» **Your objective**
Restate all the material verbatim, except for the pictures.

» **Given material**
--- begin ---

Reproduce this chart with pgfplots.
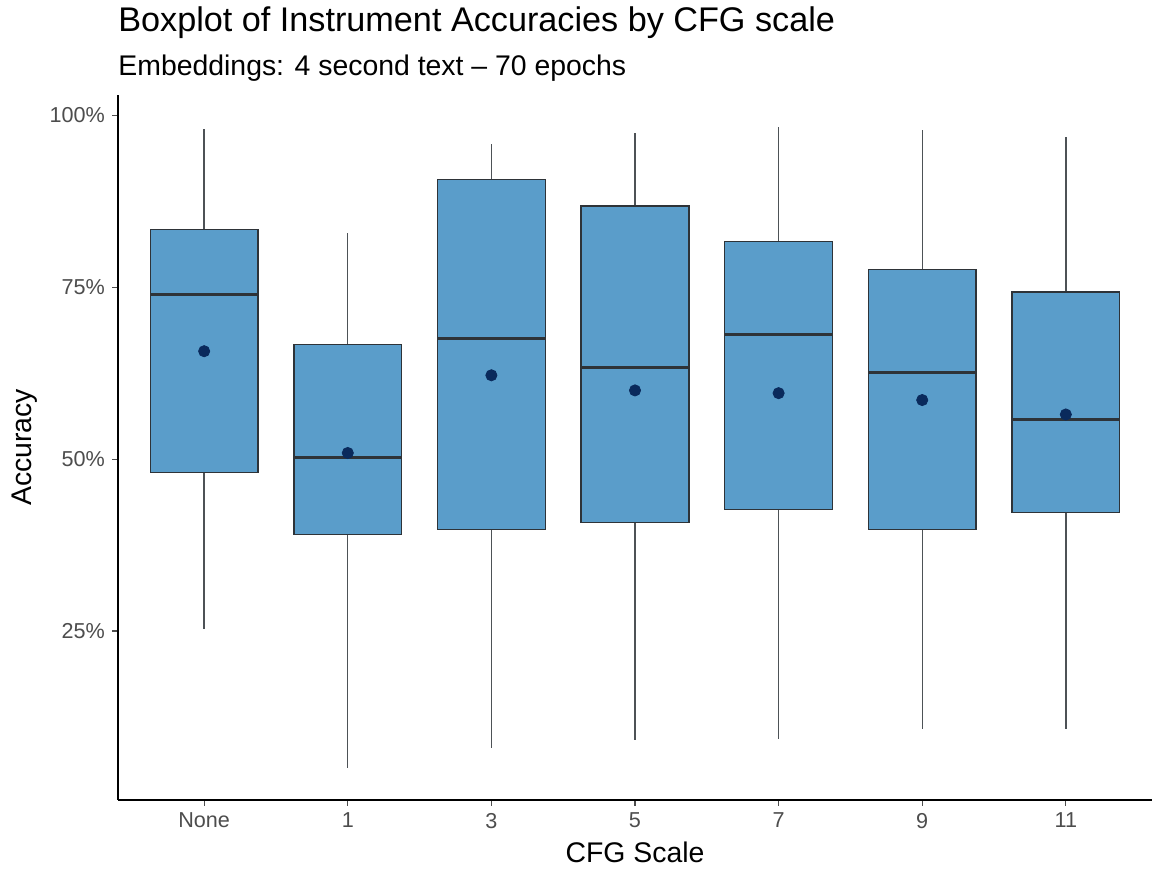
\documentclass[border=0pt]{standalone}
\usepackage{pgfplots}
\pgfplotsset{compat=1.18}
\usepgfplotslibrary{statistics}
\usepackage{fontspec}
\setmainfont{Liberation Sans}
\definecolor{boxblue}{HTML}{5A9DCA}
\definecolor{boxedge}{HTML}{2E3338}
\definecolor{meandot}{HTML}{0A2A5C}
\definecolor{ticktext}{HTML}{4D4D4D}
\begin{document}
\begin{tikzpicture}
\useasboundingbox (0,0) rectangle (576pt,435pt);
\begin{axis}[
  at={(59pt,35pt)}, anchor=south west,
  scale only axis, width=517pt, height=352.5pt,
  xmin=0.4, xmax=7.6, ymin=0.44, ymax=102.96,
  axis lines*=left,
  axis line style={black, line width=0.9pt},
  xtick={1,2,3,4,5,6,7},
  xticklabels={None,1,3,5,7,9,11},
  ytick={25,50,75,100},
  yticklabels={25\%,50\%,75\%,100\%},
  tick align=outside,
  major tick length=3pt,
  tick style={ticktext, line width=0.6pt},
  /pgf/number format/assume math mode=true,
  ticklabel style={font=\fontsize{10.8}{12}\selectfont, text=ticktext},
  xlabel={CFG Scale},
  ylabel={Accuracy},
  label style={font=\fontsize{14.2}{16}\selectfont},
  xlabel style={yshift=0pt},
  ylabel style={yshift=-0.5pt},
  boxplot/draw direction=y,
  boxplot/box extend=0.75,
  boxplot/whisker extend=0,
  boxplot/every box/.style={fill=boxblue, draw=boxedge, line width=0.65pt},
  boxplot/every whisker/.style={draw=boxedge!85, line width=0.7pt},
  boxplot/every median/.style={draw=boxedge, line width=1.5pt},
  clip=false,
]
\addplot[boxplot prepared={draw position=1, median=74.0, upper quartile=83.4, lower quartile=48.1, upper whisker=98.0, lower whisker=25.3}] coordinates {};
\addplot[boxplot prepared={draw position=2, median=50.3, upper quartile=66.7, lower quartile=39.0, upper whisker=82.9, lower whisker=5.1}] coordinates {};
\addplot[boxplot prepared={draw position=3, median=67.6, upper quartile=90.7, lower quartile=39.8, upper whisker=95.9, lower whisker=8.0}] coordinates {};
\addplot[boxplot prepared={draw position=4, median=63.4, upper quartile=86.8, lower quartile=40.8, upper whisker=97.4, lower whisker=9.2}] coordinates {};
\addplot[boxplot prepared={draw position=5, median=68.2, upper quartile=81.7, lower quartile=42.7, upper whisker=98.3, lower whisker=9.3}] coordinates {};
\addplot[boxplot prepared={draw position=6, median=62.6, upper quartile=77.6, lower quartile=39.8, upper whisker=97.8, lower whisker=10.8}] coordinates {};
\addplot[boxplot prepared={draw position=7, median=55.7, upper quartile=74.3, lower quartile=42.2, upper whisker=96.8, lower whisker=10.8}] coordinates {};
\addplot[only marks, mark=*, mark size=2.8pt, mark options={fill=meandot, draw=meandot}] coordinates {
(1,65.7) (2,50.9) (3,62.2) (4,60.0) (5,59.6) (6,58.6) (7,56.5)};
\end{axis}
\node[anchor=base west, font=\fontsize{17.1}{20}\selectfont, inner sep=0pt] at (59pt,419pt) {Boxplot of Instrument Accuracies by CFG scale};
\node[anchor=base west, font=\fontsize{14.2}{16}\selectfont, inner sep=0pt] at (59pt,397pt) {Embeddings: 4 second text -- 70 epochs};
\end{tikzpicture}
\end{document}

--- end ---

» **Right answer**
Reproduce this chart with pgfplots.
\documentclass[border=0pt]{standalone}
\usepackage{pgfplots}
\pgfplotsset{compat=1.18}
\usepgfplotslibrary{statistics}
\usepackage{fontspec}
\setmainfont{Liberation Sans}
\definecolor{boxblue}{HTML}{5A9DCA}
\definecolor{boxedge}{HTML}{2E3338}
\definecolor{meandot}{HTML}{0A2A5C}
\definecolor{ticktext}{HTML}{4D4D4D}
\begin{document}
\begin{tikzpicture}
\useasboundingbox (0,0) rectangle (576pt,435pt);
\begin{axis}[
  at={(59pt,35pt)}, anchor=south west,
  scale only axis, width=517pt, height=352.5pt,
  xmin=0.4, xmax=7.6, ymin=0.44, ymax=102.96,
  axis lines*=left,
  axis line style={black, line width=0.9pt},
  xtick={1,2,3,4,5,6,7},
  xticklabels={None,1,3,5,7,9,11},
  ytick={25,50,75,100},
  yticklabels={25\%,50\%,75\%,100\%},
  tick align=outside,
  major tick length=3pt,
  tick style={ticktext, line width=0.6pt},
  /pgf/number format/assume math mode=true,
  ticklabel style={font=\fontsize{10.8}{12}\selectfont, text=ticktext},
  xlabel={CFG Scale},
  ylabel={Accuracy},
  label style={font=\fontsize{14.2}{16}\selectfont},
  xlabel style={yshift=0pt},
  ylabel style={yshift=-0.5pt},
  boxplot/draw direction=y,
  boxplot/box extend=0.75,
  boxplot/whisker extend=0,
  boxplot/every box/.style={fill=boxblue, draw=boxedge, line width=0.65pt},
  boxplot/every whisker/.style={draw=boxedge!85, line width=0.7pt},
  boxplot/every median/.style={draw=boxedge, line width=1.5pt},
  clip=false,
]
\addplot[boxplot prepared={draw position=1, median=74.0, upper quartile=83.4, lower quartile=48.1, upper whisker=98.0, lower whisker=25.3}] coordinates {};
\addplot[boxplot prepared={draw position=2, median=50.3, upper quartile=66.7, lower quartile=39.0, upper whisker=82.9, lower whisker=5.1}] coordinates {};
\addplot[boxplot prepared={draw position=3, median=67.6, upper quartile=90.7, lower quartile=39.8, upper whisker=95.9, lower whisker=8.0}] coordinates {};
\addplot[boxplot prepared={draw position=4, median=63.4, upper quartile=86.8, lower quartile=40.8, upper whisker=97.4, lower whisker=9.2}] coordinates {};
\addplot[boxplot prepared={draw position=5, median=68.2, upper quartile=81.7, lower quartile=42.7, upper whisker=98.3, lower whisker=9.3}] coordinates {};
\addplot[boxplot prepared={draw position=6, median=62.6, upper quartile=77.6, lower quartile=39.8, upper whisker=97.8, lower whisker=10.8}] coordinates {};
\addplot[boxplot prepared={draw position=7, median=55.7, upper quartile=74.3, lower quartile=42.2, upper whisker=96.8, lower whisker=10.8}] coordinates {};
\addplot[only marks, mark=*, mark size=2.8pt, mark options={fill=meandot, draw=meandot}] coordinates {
(1,65.7) (2,50.9) (3,62.2) (4,60.0) (5,59.6) (6,58.6) (7,56.5)};
\end{axis}
\node[anchor=base west, font=\fontsize{17.1}{20}\selectfont, inner sep=0pt] at (59pt,419pt) {Boxplot of Instrument Accuracies by CFG scale};
\node[anchor=base west, font=\fontsize{14.2}{16}\selectfont, inner sep=0pt] at (59pt,397pt) {Embeddings: 4 second text -- 70 epochs};
\end{tikzpicture}
\end{document}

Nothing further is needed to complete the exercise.